April is one of my favorite months of the year... and it's here!


gorgeous tulips from my manager

summertime food

classy "dinner" (bellini + cheese board)

late night beer stop

opening day apparel

spectacular bloody mary spread at an industry event

the whole foods flower display is tough to beat

first time at the tory outlet (near rosemont).  thought
it was only okay... the sales associates attitudes were
a bit of a turn-off.

stalking my parents return flight!!

Sunday, April 6, 2014

fourteen years

Fourteen years ago today, Mike Maloney died.

His death was abrupt, in the middle of my softball practice.

His death was slow, throughout my childhood.  
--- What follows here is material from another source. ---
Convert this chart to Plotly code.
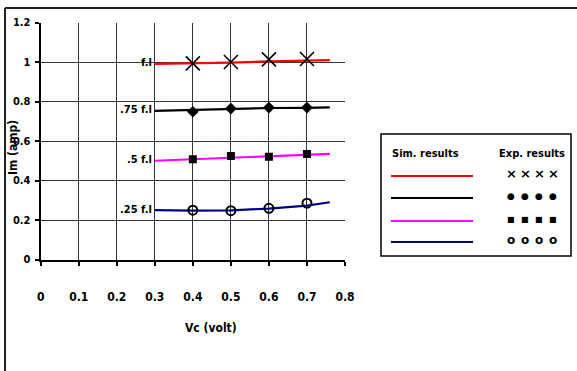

And it's like that - two sides of one event.  And there were two sides of one man, too, I think. A monster, someone unfit to be a husband, a father, a member of society.  A chronically tormented vet, who quieted his demons with visits to the bottle. And the needle.  

There are two sides, too, to the way I feel about him.

Angry.  Sympathetic.  Wistful.  Serene.

My relationship with him is complicated, and probably will be for the rest of my life.  Do I hate what he represents?  Do I understand how he got that way? Yes and no.  Both and neither. He is a puzzle that I'll never be able to solve.  He's been gone for nearly half my life, and yet our relationship gets more - not less - complicated with each passing April 6.

I turn thirty this year.  When Mike was my age, he was nearing a decade post Vietnam, and I suspect that it was among the wildest times of his life.  No responsibilities, the late 1970s, and tormented by his past.  He was still a year or two from meeting my mom, and nearly seven years from having me.

It keeps coming back to this: acceptance.  He was a complicated man, and my feelings about him are conflicted.  But I know this - part of who I am is because of his life... his presence, his absence and everything in between.